Tutorial # 10: Random Matrix Advances in Large Dimensional Statistics, Machine Learning and Neural Nets
List of presenters:
- Romain Couillet (Paris–Saclay University, France)
- Mohamed Seddik (Paris–Saclay University, France)
- Malik Tiomoko (Paris–Saclay University, France)
Machine learning algorithms, starting from elementary yet popular ones, are difficult to theoretically analyze as (i) they are data-driven, and (ii) they rely on non-linear tools (kernels, activation functions). These theoretical limitations are exacerbated in large dimensional datasets where standard algorithms behave quite differently than predicted, if not completely fail.
In this tutorial, we will show how random matrix theory (RMT) answers all these problems at once. After a brief introduction to the elementary required RMT tools, we will show that RMT provides a new understanding and various directions of improvements for kernel methods, semi-supervised learning, SVMs, community detection on graphs, spectral clustering, etc.

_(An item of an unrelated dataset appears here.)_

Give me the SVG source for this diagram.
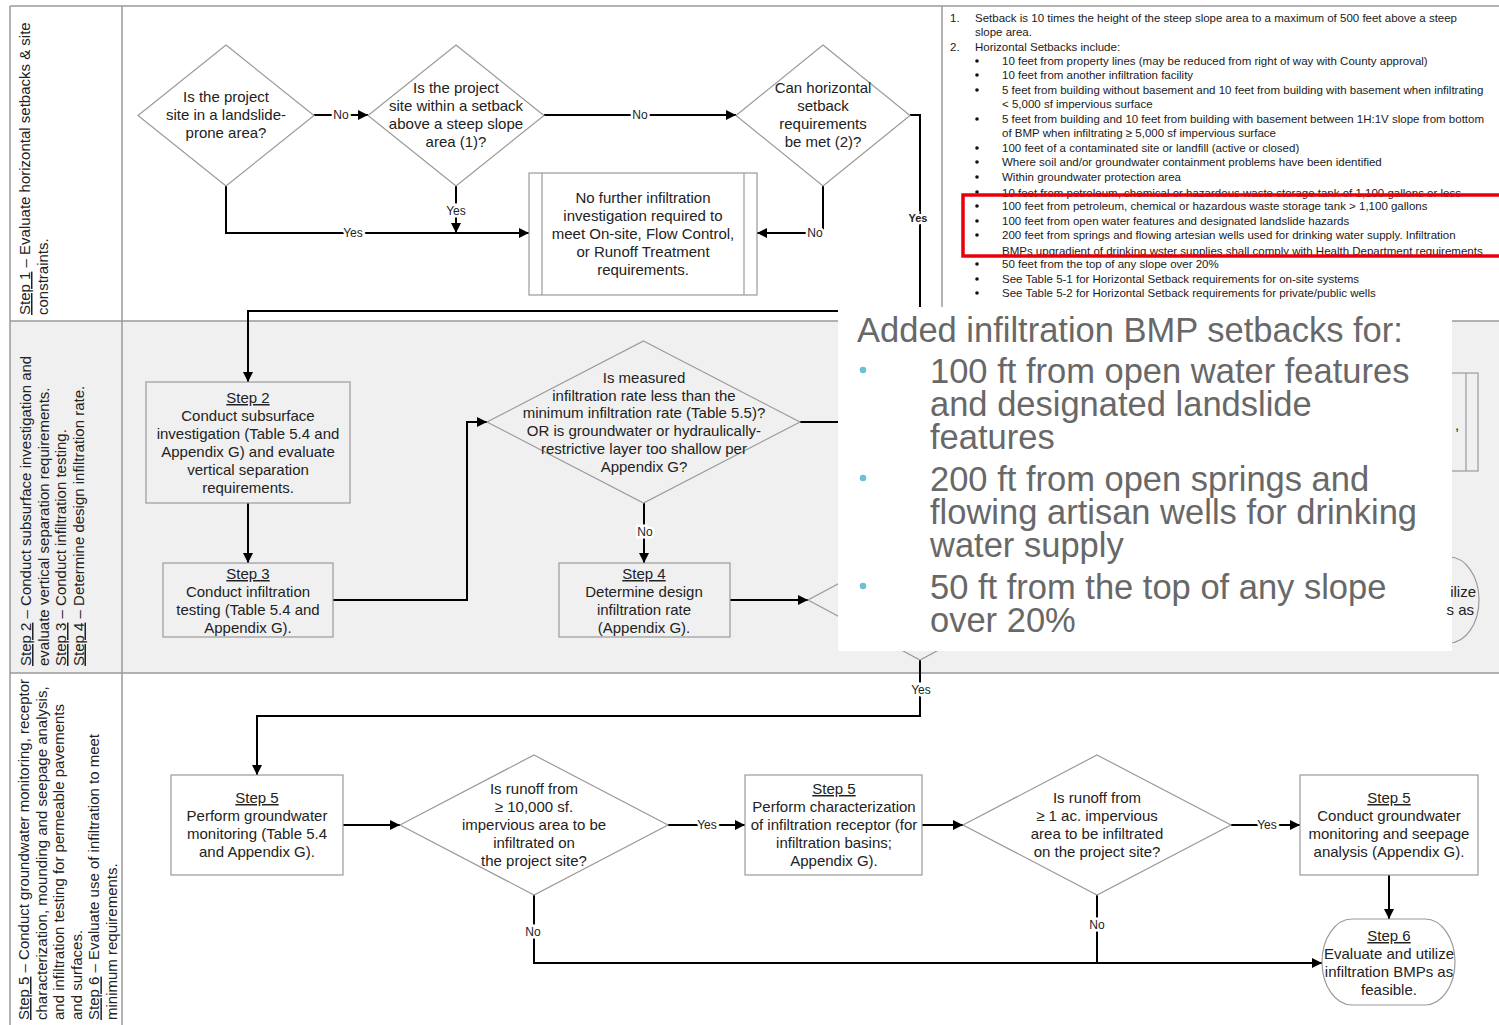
<svg xmlns="http://www.w3.org/2000/svg" width="1499" height="1025" viewBox="0 0 1499 1025">
<defs>
<marker id="ah" viewBox="0 0 10 10" refX="10" refY="5" markerWidth="10" markerHeight="10" markerUnits="userSpaceOnUse" orient="auto"><path d="M0,0 L10,5 L0,10 z" fill="#000"/></marker>
<style>
.lane{stroke:#9a9a9a;stroke-width:1.5;fill:none}
.node{fill:none;stroke:#9a9a9a;stroke-width:1.2}
.t{font-family:"Liberation Sans",Arial,sans-serif;font-size:15px;fill:#222;text-anchor:middle}
.lbl{font-family:"Liberation Sans",Arial,sans-serif;font-size:15px;fill:#222}
.u{text-decoration:underline}
.c{fill:none;stroke:#000;stroke-width:2}
.ca{fill:none;stroke:#000;stroke-width:2;marker-end:url(#ah)}
.cl{font-family:"Liberation Sans",Arial,sans-serif;font-size:12px;fill:#222;text-anchor:middle;stroke:#fff;stroke-width:5;paint-order:stroke}
.n{font-family:"Liberation Sans",Arial,sans-serif;font-size:11.5px;fill:#1a1a1a}
.ov{font-family:"Liberation Sans",Arial,sans-serif;font-size:34.5px;fill:#686868}
</style>
</defs>
<rect x="0" y="0" width="1499" height="1025" fill="#fff"/>
<rect x="10" y="321" width="1489" height="352" fill="#f0f0f0"/>
<g id="lanes">
<line class="lane" x1="10" y1="6" x2="1499" y2="6"/>
<line class="lane" x1="10" y1="6" x2="10" y2="1025"/>
<line class="lane" x1="122" y1="6" x2="122" y2="1025"/>
<line class="lane" x1="10" y1="321" x2="1499" y2="321"/>
<line class="lane" x1="10" y1="673" x2="1499" y2="673"/>
<line class="lane" x1="942" y1="6" x2="942" y2="321"/>
<text class="lbl" transform="translate(30,315) rotate(-90)"><tspan x="0" y="0"><tspan class="u">Step 1</tspan> – Evaluate horizontal setbacks &amp; site</tspan><tspan x="0" y="18">constraints.</tspan></text>
<text class="lbl" transform="translate(31,666) rotate(-90)"><tspan x="0" y="0"><tspan class="u">Step 2</tspan> – Conduct subsurface investigation and</tspan><tspan x="0" y="17.5">evaluate vertical separation requirements.</tspan><tspan x="0" y="35"><tspan class="u">Step 3</tspan> – Conduct infiltration testing.</tspan><tspan x="0" y="52.5"><tspan class="u">Step 4</tspan> – Determine design infiltration rate.</tspan></text>
<text class="lbl" transform="translate(29,1020) rotate(-90)"><tspan x="0" y="0"><tspan class="u">Step 5</tspan> – Conduct groundwater monitoring, receptor</tspan><tspan x="0" y="17.6">characterization, mounding and seepage analysis,</tspan><tspan x="0" y="35.2">and infiltration testing for permeable pavements</tspan><tspan x="0" y="52.8">and surfaces.</tspan><tspan x="0" y="70.4"><tspan class="u">Step 6</tspan> – Evaluate use of infiltration to meet</tspan><tspan x="0" y="88">minimum requirements.</tspan></text>
</g>
<g id="connectors">
<polyline class="ca" points="314,115 368,115"/>
<polyline class="ca" points="544,115 736,115"/>
<polyline class="ca" points="910,115 920,115 920,311 248,311 248,382"/>
<polyline class="ca" points="823,186 823,233 757,233"/>
<polyline class="ca" points="226,186 226,233 529,233"/>
<polyline class="ca" points="456,186 456,233"/>
<polyline class="ca" points="248,503 248,563"/>
<polyline class="ca" points="333,600 467,600 467,422 487,422"/>
<polyline class="ca" points="644,503 644,563"/>
<polyline class="ca" points="800,422 1250,422"/>
<polyline class="ca" points="730,600 808,600"/>
<polyline class="ca" points="920,660 920,716 257,716 257,775"/>
<polyline class="ca" points="343,825 400,825"/>
<polyline class="ca" points="668,825 745,825"/>
<polyline class="ca" points="922,825 963,825"/>
<polyline class="ca" points="1231,825 1300,825"/>
<polyline class="ca" points="1389,875 1389,919"/>
<polyline class="ca" points="534,895 534,963 1322,963"/>
<polyline class="c" points="1097,895 1097,963"/>
<text class="cl" x="341" y="119">No</text>
<text class="cl" x="640" y="119">No</text>
<text class="cl" x="918" y="222" style="font-weight:bold;font-size:11px">Yes</text>
<text class="cl" x="815" y="237">No</text>
<text class="cl" x="353" y="237">Yes</text>
<text class="cl" x="456" y="215">Yes</text>
<text class="cl" x="645" y="536">No</text>
<text class="cl" x="921" y="694">Yes</text>
<text class="cl" x="707" y="829">Yes</text>
<text class="cl" x="1267" y="829">Yes</text>
<text class="cl" x="533" y="936">No</text>
<text class="cl" x="1097" y="929">No</text>
</g>
<g id="d1"><polygon class="node" points="226,45 314,115.5 226,186 138,115.5"/><text class="t"><tspan x="226" y="102">Is the project</tspan><tspan x="226" y="120">site in a landslide-</tspan><tspan x="226" y="138">prone area?</tspan></text></g>
<g id="d2"><polygon class="node" points="456,45 544,115.5 456,186 368,115.5"/><text class="t"><tspan x="456" y="93">Is the project</tspan><tspan x="456" y="111">site within a setback</tspan><tspan x="456" y="129">above a steep slope</tspan><tspan x="456" y="147">area (1)?</tspan></text></g>
<g id="d3"><polygon class="node" points="823,45 910,115.5 823,186 736,115.5"/><text class="t"><tspan x="823" y="93">Can horizontal</tspan><tspan x="823" y="111">setback</tspan><tspan x="823" y="129">requirements</tspan><tspan x="823" y="147">be met (2)?</tspan></text></g>
<g id="nofurther"><rect class="node" x="529" y="173" width="228" height="122" fill="#fff"/><line class="node" x1="542" y1="173" x2="542" y2="295"/><line class="node" x1="744" y1="173" x2="744" y2="295"/><text class="t"><tspan x="643" y="203">No further infiltration</tspan><tspan x="643" y="221">investigation required to</tspan><tspan x="643" y="239">meet On-site, Flow Control,</tspan><tspan x="643" y="257">or Runoff Treatment</tspan><tspan x="643" y="275">requirements.</tspan></text></g>
<g id="notes">
<text class="n" x="950" y="22">1.</text><text class="n" x="975" y="22">Setback is 10 times the height of the steep slope area to a maximum of 500 feet above a steep</text>
<text class="n" x="975" y="36">slope area.</text>
<text class="n" x="950" y="51">2.</text><text class="n" x="975" y="51">Horizontal Setbacks include:</text>
<g fill="#111"><circle cx="977" cy="61" r="1.8"/><circle cx="977" cy="75" r="1.8"/><circle cx="977" cy="90" r="1.8"/><circle cx="977" cy="119" r="1.8"/><circle cx="977" cy="148" r="1.8"/><circle cx="977" cy="162" r="1.8"/><circle cx="977" cy="177" r="1.8"/><circle cx="977" cy="192" r="1.8"/><circle cx="977" cy="206" r="1.8"/><circle cx="977" cy="221" r="1.8"/><circle cx="977" cy="235" r="1.8"/><circle cx="977" cy="264" r="1.8"/><circle cx="977" cy="279" r="1.8"/><circle cx="977" cy="293" r="1.8"/></g>
<text class="n" x="1002" y="65">10 feet from property lines (may be reduced from right of way with County approval)</text>
<text class="n" x="1002" y="79">10 feet from another infiltration facility</text>
<text class="n" x="1002" y="94">5 feet from building without basement and 10 feet from building with basement when infiltrating</text>
<text class="n" x="1002" y="108">&lt; 5,000 sf impervious surface</text>
<text class="n" x="1002" y="123">5 feet from building and 10 feet from building with basement between 1H:1V slope from bottom</text>
<text class="n" x="1002" y="137">of BMP when infiltrating ≥ 5,000 sf impervious surface</text>
<text class="n" x="1002" y="152">100 feet of a contaminated site or landfill (active or closed)</text>
<text class="n" x="1002" y="166">Where soil and/or groundwater containment problems have been identified</text>
<text class="n" x="1002" y="181">Within groundwater protection area</text>
<text class="n" x="1002" y="197">10 feet from petroleum, chemical or hazardous waste storage tank of 1,100 gallons or less</text>
<text class="n" x="1002" y="210">100 feet from petroleum, chemical or hazardous waste storage tank &gt; 1,100 gallons</text>
<text class="n" x="1002" y="225">100 feet from open water features and designated landslide hazards</text>
<text class="n" x="1002" y="239">200 feet from springs and flowing artesian wells used for drinking water supply. Infiltration</text>
<text class="n" x="1002" y="255">BMPs upgradient of drinking wster supplies shall comply with Health Department requirements</text>
<text class="n" x="1002" y="268">50 feet from the top of any slope over 20%</text>
<text class="n" x="1002" y="283">See Table 5-1 for Horizontal Setback requirements for on-site systems</text>
<text class="n" x="1002" y="297">See Table 5-2 for Horizontal Setback requirements for private/public wells</text>
<rect x="963" y="195" width="560" height="61" fill="none" stroke="#e8000b" stroke-width="3.5"/>
</g>
<g id="step2"><rect class="node" x="146" y="382" width="204" height="121"/><text class="t"><tspan x="248" y="403" class="u">Step 2</tspan><tspan x="248" y="421">Conduct subsurface</tspan><tspan x="248" y="439">investigation (Table 5.4 and</tspan><tspan x="248" y="457">Appendix G) and evaluate</tspan><tspan x="248" y="475">vertical separation</tspan><tspan x="248" y="493">requirements.</tspan></text></g>
<g id="step3"><rect class="node" x="163" y="563" width="170" height="74"/><text class="t"><tspan x="248" y="579" class="u">Step 3</tspan><tspan x="248" y="597">Conduct infiltration</tspan><tspan x="248" y="615">testing (Table 5.4 and</tspan><tspan x="248" y="633">Appendix G).</tspan></text></g>
<g id="d4"><polygon class="node" points="643.5,341 800,422 643.5,503 487,422"/><text class="t"><tspan x="644" y="383">Is measured</tspan><tspan x="644" y="401">infiltration rate less than the</tspan><tspan x="644" y="418">minimum infiltration rate (Table 5.5)?</tspan><tspan x="644" y="436">OR is groundwater or hydraulically-</tspan><tspan x="644" y="454">restrictive layer too shallow per</tspan><tspan x="644" y="472">Appendix G?</tspan></text></g>
<g id="step4"><rect class="node" x="559" y="563" width="171" height="74"/><text class="t"><tspan x="644" y="579" class="u">Step 4</tspan><tspan x="644" y="597">Determine design</tspan><tspan x="644" y="615">infiltration rate</tspan><tspan x="644" y="633">(Appendix G).</tspan></text></g>
<g id="d5"><polygon class="node" points="920,540 1032,600 920,660 808,600"/></g>
<g id="nofurther2"><rect class="node" x="1250" y="373" width="228" height="98"/><line class="node" x1="1263" y1="373" x2="1263" y2="471"/><line class="node" x1="1466" y1="373" x2="1466" y2="471"/></g>
<g id="step6a"><rect class="node" x="1346" y="557" width="133" height="86" rx="30" ry="43"/></g>
<g id="overlay">
<rect x="838" y="307" width="614" height="344" fill="#fff"/>
<text class="ov" x="857" y="342">Added infiltration BMP setbacks for:</text>
<g fill="#6cc0d6"><circle cx="863" cy="370" r="3.3"/><circle cx="863" cy="478" r="3.3"/><circle cx="863" cy="586" r="3.3"/></g>
<text class="ov" x="930" y="383">100 ft from open water features</text>
<text class="ov" x="930" y="416">and designated landslide</text>
<text class="ov" x="930" y="449">features</text>
<text class="ov" x="930" y="491">200 ft from open springs and</text>
<text class="ov" x="930" y="524">flowing artisan wells for drinking</text>
<text class="ov" x="930" y="557">water supply</text>
<text class="ov" x="930" y="599">50 ft from the top of any slope</text>
<text class="ov" x="930" y="632">over 20%</text>
</g>
<g id="fragments">
<text class="t" x="1455" y="430" style="text-anchor:start">,</text>
<text class="t" x="1476" y="597" style="text-anchor:end">ilize</text>
<text class="t" x="1474" y="615" style="text-anchor:end">s as</text>
</g>
<g id="step5a"><rect class="node" x="171" y="775" width="172" height="100"/><text class="t"><tspan x="257" y="803" class="u">Step 5</tspan><tspan x="257" y="821">Perform groundwater</tspan><tspan x="257" y="839">monitoring (Table 5.4</tspan><tspan x="257" y="857">and Appendix G).</tspan></text></g>
<g id="da"><polygon class="node" points="534,755 668,825 534,895 400,825"/><text class="t"><tspan x="534" y="794">Is runoff from</tspan><tspan x="534" y="812">≥ 10,000 sf.</tspan><tspan x="534" y="830">impervious area to be</tspan><tspan x="534" y="848">infiltrated on</tspan><tspan x="534" y="866">the project site?</tspan></text></g>
<g id="step5b"><rect class="node" x="745" y="775" width="177" height="100"/><text class="t"><tspan x="834" y="794" class="u">Step 5</tspan><tspan x="834" y="812">Perform characterization</tspan><tspan x="834" y="830">of infiltration receptor (for</tspan><tspan x="834" y="848">infiltration basins;</tspan><tspan x="834" y="866">Appendix G).</tspan></text></g>
<g id="db"><polygon class="node" points="1097,755 1231,825 1097,895 963,825"/><text class="t"><tspan x="1097" y="803">Is runoff from</tspan><tspan x="1097" y="821">≥ 1 ac. impervious</tspan><tspan x="1097" y="839">area to be infiltrated</tspan><tspan x="1097" y="857">on the project site?</tspan></text></g>
<g id="step5c"><rect class="node" x="1300" y="775" width="178" height="100"/><text class="t"><tspan x="1389" y="803" class="u">Step 5</tspan><tspan x="1389" y="821">Conduct groundwater</tspan><tspan x="1389" y="839">monitoring and seepage</tspan><tspan x="1389" y="857">analysis (Appendix G).</tspan></text></g>
<g id="step6"><rect class="node" x="1322" y="919" width="133" height="86" rx="30" ry="43" fill="#fff"/><text class="t"><tspan x="1389" y="941" class="u">Step 6</tspan><tspan x="1389" y="959">Evaluate and utilize</tspan><tspan x="1389" y="977">infiltration BMPs as</tspan><tspan x="1389" y="995">feasible.</tspan></text></g>
</svg>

Besides, we will show that RMT can explain observations made on real complex datasets in as advanced methods as deep neural networks.
The outline of the tutorial is as follows:
- Part 1: Basics of Random Matrix Theory for Sample Covariance Matrices (~1h): the Stieltjes transform method; the Marcenko–Pastur law; basics of G-estimation; spiked models.
- Part 2: Applications to Large Dimensional Statistical Inference (~1h): covariance eigenvalue and eigenvector retrieval; blind source power estimation; covariance distance estimation.
- Part 3: Applications to Machine Learning and Neural Nets (~1h): kernel random matrices and applications (analysis and improvement) to sampling, kernels and sparse covariance estimation; spectral clustering; semi-supervised learning; random feature maps; neural networks; universality considerations.